Entre los géneros que aparecen representados en los altares aparecen cartas (algunas de las que se conservan en el Archivo del Duelo se conservan cerradas, tal como fueron depositadas), poemas, tanto de autores famosos como de los propios ciudadanos escritos ex profeso, narrativas de muy diversos tipos, recuerdos y pésames dirigidos a víctimas precisas y también otros escritos que van dirigidos a los autores de la masacre, están escritos en muchos idiomas y sobre los soportes más variados, desde los cotidianos post-its hasta un caso en que una carta de pésame de una inmigrante marroquí está escrita por el reverso del papel oficial de petición de regularización de inmigrantes de ella misma. Muchas veces, tanto en las paredes de las estaciones como en los papeles depositados en los altares se produce un verdadero diálogo, en que distintos autores añaden o completan los mensajes dejados primero. Existan muchos textos mixtos de este tipo, como otros muchos de adolescentes con todas las firmas de un grupo de amigos. Hay también objetos mixtos (mezclando fotografías, con banderas, trozos de periódicos, etc.), obras de arte y muchos dibujos.
Tanto como los materiales usados, las formas estéticas son muy variadas, pero en general los recursos expresivos movilizados por los ciudadanos son, por un lado, lo que tradicionalmente se puede considerar apropiado para transmitir el sentimiento de dolor compartido, y por otro, aquellos elementos que los medios de comunicación han contribuido a popularizar y estandarizar a través de su retransmisión masiva de duelos de este tipo en el caso de personas famosas (como lo ositos depositados en las verjas de Buckingham Palace tras la muerte de Diana de Gales), junto a otros más propios del caso que nos ocupa como las famosas manos blancas que se esgrimían en las manifestaciones de repulsa por los crímenes etarras (Sánchez-Carretero, 2006: 341; Santino, 2006: 10; Grider, 2001: 2).
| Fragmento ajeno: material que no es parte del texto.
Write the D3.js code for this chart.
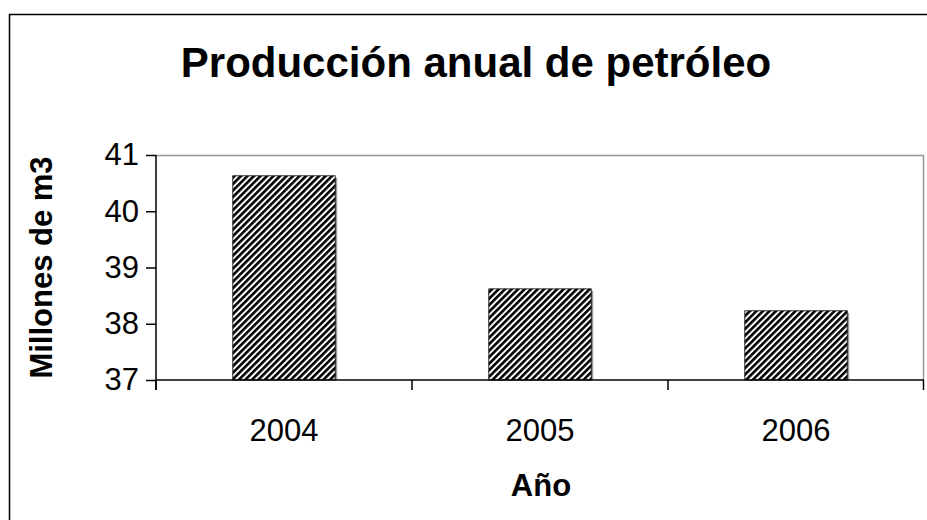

A pesar de que este fenómeno de manifestar públicamente el duelo en los casos de las muertes causadas por desastres es relativamente reciente, no podemos dudar de que se seguirá produciendo en el futuro y seguramente haciéndose también más. Documentar estas muestras de duelo ciudadano, hacer inventario de sus formas y contenidos, archivarlas y conservarlas de alguna manera pueden ayudar a comprender el impacto que en la ciudadanía y en su cultura han tenido hechos trágicos de la envergadura de los atentados terroristas, pero también pueden, tal vez, servir para mantener viva la memoria de los que se han ido y contribuir a la responsabilidad social que tenemos todos en que se mantenga la memoria del sacrificio de estas víctimas inocentes.